Founded in 1860
Activity : attraction park
Bois de Boulogne
75116 Paris - France
► Theater at the Jardin d’Acclimatation
► Jardin d’Acclimatation celebrates Brittany
► Words bloom in the Jardin d’Acclimatation
Le Jardin d’Acclimatation, France’s oldest attraction park, opened its gates to the public in October 1860.
On the model of Hyde Park, Napoléon III and his wife Empress Eugénie surrounded themselves with the Second Empire’s greatest town planners to create a zoological and biological society. Baron Haussmann, Prefect of the Seine département, engineer Jean-Charles Alphand, landscape-architect Jean-Pierre Barillet-Deschamps and architect Gabriel Davioud devoted their talents to this project and imagined a 20-hectare park. The imperial couple entrusted the activities and the management to zoologist Isidore Geoffroy Saint-Hilaire. In 1952, the famous industrialist Marcel Boussac decided to invest and set up the Société du Jardin d’Acclimatation.
In 2004, LVMH group decided to revitalize this "Parisian square" and undertook to restore it to its former splendor and to open it up to all audiences. Finally, in 2006, the worksite of the Louis Vuitton Foundation for Creation, imagined by the American architect Frank Gehry, was established in the Jardin d’Acclimatation. Dedicated to the most contemporary art, it should open in 2014.

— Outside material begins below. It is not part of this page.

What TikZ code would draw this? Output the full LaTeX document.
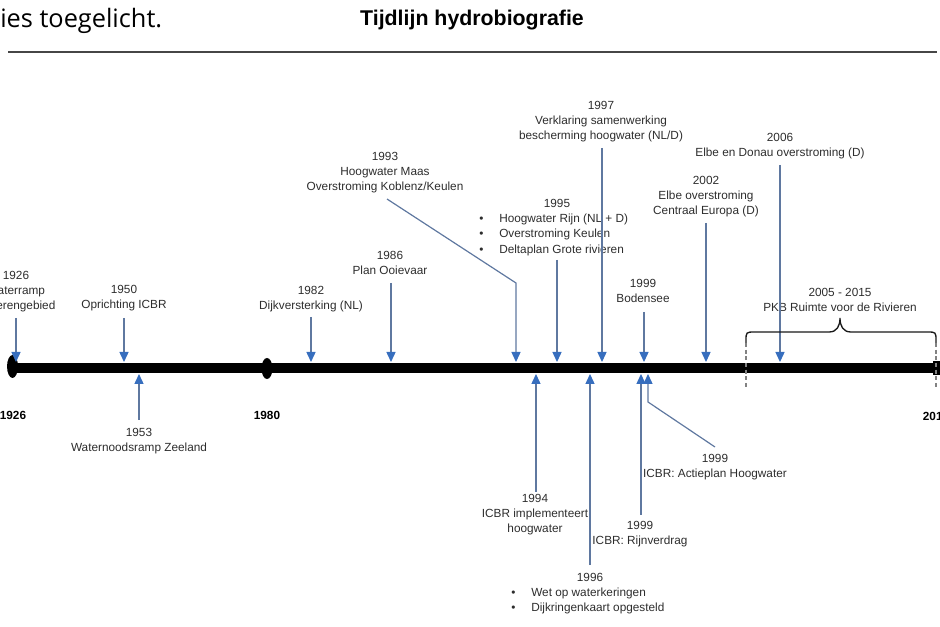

The identity of the Jardin d’Acclimatation is founded on a set of feelings, of images, of places that all generations of Parisians have known: le Petit Train (the small train) which has been running since 1878; the Enchanted River, an attraction from the Universal Exhibition with boats that have been sailing since 1926; the famous distorting mirrors; the small Norman farm, which for many of the capital’s children has been their introduction to nature; the Guignol marionette theatre, one of France’s most classical, in the restored Napoléon III Great Stables. It is this blend of cultural activities, attractions, animal observation, quality of landscapes that makes the Jardin unique in comparison to similar parks.
The Jardin d’Acclimatation is a mix of several worlds: those of Amélie Poulain and Adèle Blanc-Sec; of Robert Doisneau and Willy Ronis; it is the world of the Third Republique; that of the “Jules”, Grévy and Ferry, Favre and Simon.

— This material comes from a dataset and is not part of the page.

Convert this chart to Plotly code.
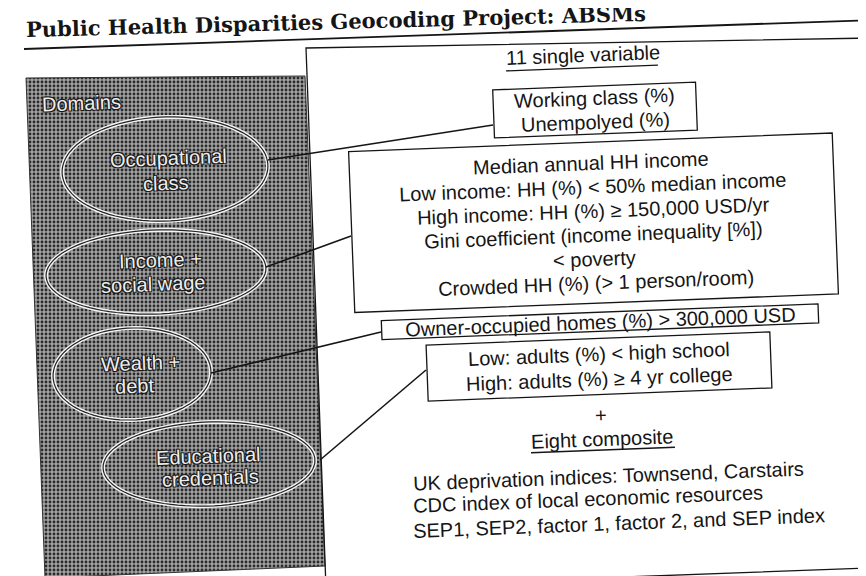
import math
import plotly.graph_objects as go

# ---------------- content (text of the diagram) ----------------
title_text = "Public Health Disparities Geocoding Project: ABSMs"
domains_label = "Domains"
domain_names = [
    ["Occupational", "class"],
    ["Income +", "social wage"],
    ["Wealth +", "debt"],
    ["Educational", "credentials"],
]
single_header = "11 single variable"
single_groups = [
    ["Working class (%)", "Unempolyed (%)"],
    ["Median annual HH income",
     "Low income: HH (%) < 50% median income",
     "High income: HH (%) \u2265 150,000 USD/yr",
     "Gini coefficient (income inequality [%])",
     "< poverty",
     "Crowded HH (%) (> 1 person/room)"],
    ["Owner-occupied homes (%) > 300,000 USD"],
    ["Low: adults (%) < high school",
     "High: adults (%) \u2265 4 yr college"],
]
plus_sign = "+"
composite_header = "Eight composite"
composite_items = [
    "UK deprivation indices: Townsend, Carstairs",
    "CDC index of local economic resources",
    "SEP1, SEP2, factor 1, factor 2, and SEP index",
]

# ---------------- layout geometry (pixels of the page) ----------------
W, H = 866, 576
TILT = 2.2
th = math.radians(TILT)
UX, UY = math.cos(th), -math.sin(th)
VX, VY = math.sin(th), math.cos(th)

ellipse_geo = [(157, 161, 103, 52), (148, 264, 110, 42), (124, 366, 79, 46), (201, 456, 106, 42)]
ellipse_text_centers = [[(160, 150), (158, 175)], [(152, 252), (145, 276)],
                        [(132, 355), (126, 378)], [(200, 448), (202, 470)]]
box_geo = [(587, 102, 203, 48), (585.5, 214.75, 484, 161), (592, 313.75, 437, 19), (591, 358.5, 344, 56)]
box_line_gap = [25, 24, 0, 25]
connectors = [((260, 152), (485, 117)), ((258, 259), (343, 228)),
              ((203, 365), (373, 324)), ((312, 452), (418, 362))]
grey_panel = [(18, 70), (297, 68), (317, 558), (37, 570)]
big_box = [(298, 40), (863, 30), (885, 559), (318, 580)]

FONT = "Liberation Sans"
INK = "#151515"


def esc(s):
    return s.replace("&", "&amp;").replace("<", "&lt;").replace(">", "&gt;")


def along(cx, cy, a, b):
    return cx + a * UX + b * VX, cy + a * UY + b * VY


def poly_path(pts):
    return "M " + " L ".join(f"{x:.1f},{y:.1f}" for x, y in pts) + " Z"


def rot_rect(cx, cy, w, h):
    return poly_path([along(cx, cy, a, b) for a, b in
                      [(-w / 2, -h / 2), (w / 2, -h / 2), (w / 2, h / 2), (-w / 2, h / 2)]])


def rot_ellipse(cx, cy, rx, ry, n=90):
    pts = []
    for k in range(n):
        t = 2 * math.pi * k / n
        pts.append(along(cx, cy, rx * math.cos(t), ry * math.sin(t)))
    return poly_path(pts)


fig = go.Figure()

# grey "Domains" panel
gx = [p[0] for p in grey_panel] + [grey_panel[0][0]]
gy = [p[1] for p in grey_panel] + [grey_panel[0][1]]
fig.add_trace(go.Scatter(
    x=gx, y=gy, mode="lines", fill="toself",
    fillcolor="#8c8c8c",
    fillpattern=dict(shape=".", bgcolor="#a2a2a2", fgcolor="#2a2a2a",
                     size=4, solidity=0.4, fillmode="replace"),
    line=dict(color="#333333", width=1), hoverinfo="skip"))

shapes = []
# big right frame
shapes.append(dict(type="path", path=poly_path(big_box), line=dict(color=INK, width=1.3),
                   xref="x", yref="y"))
# title rule
shapes.append(dict(type="line", x0=16, y0=41, x1=866, y1=12, xref="x", yref="y",
                   line=dict(color=INK, width=1.8)))

# ellipses
for (cx, cy, rx, ry) in ellipse_geo:
    shapes.append(dict(type="path", path=rot_ellipse(cx, cy, rx, ry), xref="x", yref="y",
                       line=dict(color="#f4f4f4", width=4)))
    shapes.append(dict(type="path", path=rot_ellipse(cx, cy, rx, ry), xref="x", yref="y",
                       line=dict(color="#222222", width=1.2)))

# connectors
for (p0, p1) in connectors:
    shapes.append(dict(type="line", x0=p0[0], y0=p0[1], x1=p1[0], y1=p1[1], xref="x", yref="y",
                       line=dict(color=INK, width=1.6)))

# boxes
for (cx, cy, w, h) in box_geo:
    shapes.append(dict(type="path", path=rot_rect(cx, cy, w, h), xref="x", yref="y",
                       fillcolor="white", line=dict(color=INK, width=1.3)))

annotations = []


def add_text(text, x, y, size=20, color=INK, family=FONT, xanchor="center", shadow=None,
             angle=-TILT, weight=None):
    f = dict(family=family, size=size, color=color)
    if shadow:
        f["shadow"] = shadow
    if weight:
        f["weight"] = weight
    annotations.append(dict(text=esc(text), x=x, y=y, xref="x", yref="y", showarrow=False,
                            xanchor=xanchor, yanchor="middle", textangle=angle, font=f))


# title
add_text(title_text, 16, 13, size=21, family="DejaVu Serif", xanchor="left", angle=-1.5,
         weight="bold")

# domains labels
outline = "-1px -1px 0 #1a1a1a, 1px -1px 0 #1a1a1a, -1px 1px 0 #1a1a1a, 1px 1px 0 #1a1a1a"
add_text(domains_label, 32, 95, color="#eeeeee", xanchor="left", shadow=outline)
for names, centers in zip(domain_names, ellipse_text_centers):
    for name, (x, y) in zip(names, centers):
        add_text(name, x, y, color="#eeeeee", shadow=outline)

# header + underline
add_text(single_header, 575, 47)
for (cx, cy, L) in [(574, 60, 152)]:
    x0, y0 = along(cx, cy, -L / 2, 0)
    x1, y1 = along(cx, cy, L / 2, 0)
    shapes.append(dict(type="line", x0=x0, y0=y0, x1=x1, y1=y1, xref="x", yref="y",
                       line=dict(color=INK, width=1.3)))

# box texts
for lines, (cx, cy, w, h), gap in zip(single_groups, box_geo, box_line_gap):
    n = len(lines)
    for i, t in enumerate(lines):
        off = (i - (n - 1) / 2) * gap
        x, y = along(cx, cy, 0, off)
        add_text(t, x, y)

# plus and composite header
add_text(plus_sign, 593, 407)
add_text(composite_header, 594, 431)
x0, y0 = along(595, 442, -72, 0)
x1, y1 = along(595, 442, 72, 0)
shapes.append(dict(type="line", x0=x0, y0=y0, x1=x1, y1=y1, xref="x", yref="y",
                   line=dict(color=INK, width=1.3)))

# composite items (left aligned)
for t, y in zip(composite_items, [467.5, 491.2, 515.0]):
    add_text(t, 403, y, xanchor="left")

fig.update_layout(
    width=W, height=H, margin=dict(l=0, r=0, t=0, b=0),
    paper_bgcolor="white", plot_bgcolor="white", showlegend=False,
    xaxis=dict(range=[0, W], visible=False, fixedrange=True),
    yaxis=dict(range=[H, 0], visible=False, fixedrange=True),
    shapes=shapes, annotations=annotations,
)

fig.write_html("out.html")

It refers as much to Malet and Isaac, to Lagarde and Michard as to Delphine and Marinette; like the works of Victor Hugo and Jules Verne, of Louis Pasteur and Georges Méliès. It is the illustration of the idea of progress "à la française" that arose in the 19th century. It is an unchanging world, dedicated to childhood, the symbol of both an eternal and a modern Paris.
The Jardin, which holds a public service delegation from Paris City Hall, has as its main objectives: to preserve the heritage of the 19th century, both its buildings and its landscapes, whilst modernizing; to fulfill its missions as laid down by the City of Paris — sports and nature, games and culture. 365 days a year, it offers the 1.5 million visitors it welcomes annually, a variety of attractions, recreational activities and walks.
The Jardin d’Acclimatation has put in place a policy of free activities and attractions with a view to welcoming all audiences regardless of their geographical or social origin. Priority is given to sustainable development and biodiversity throughout the park. The multiplication of mammals, often rare domestic breeds (aurochs, lamas, fallow deer, Suffolk sheep, Rove goats, Poitou donkeys…) and the introduction of free-roaming birds (peacocks, white peacocks, turkeys, pompom ducks, Canada geese…) bears witness to this.
The arrival of an apiary of 400 000 ecological sentinel bees guarantors of the park’s good health, and the introduction of carbon-free electric locomotives for the Petit Train which links Porte Maillot to the station at the main entrance to encourage visitors to travel to the Jardin without using their car; the non-use of fertilizers and pesticides; and the implementation of selective waste-sorting for our visitors are also signs of this commitment.
For several years now, the Jardin d’Acclimatation has opened up to the world’s cultures by hosting for four weeks each year, in April and May, a country or region, its traditions, its present and future through performances of song, dance and music; of painting, sculpture and photo exhibitions as well as crafts, literature, theatre and gastronomy. The United States, Morocco, China, Korea, India, Russia and Japan have, as a result, settled in under its foliage.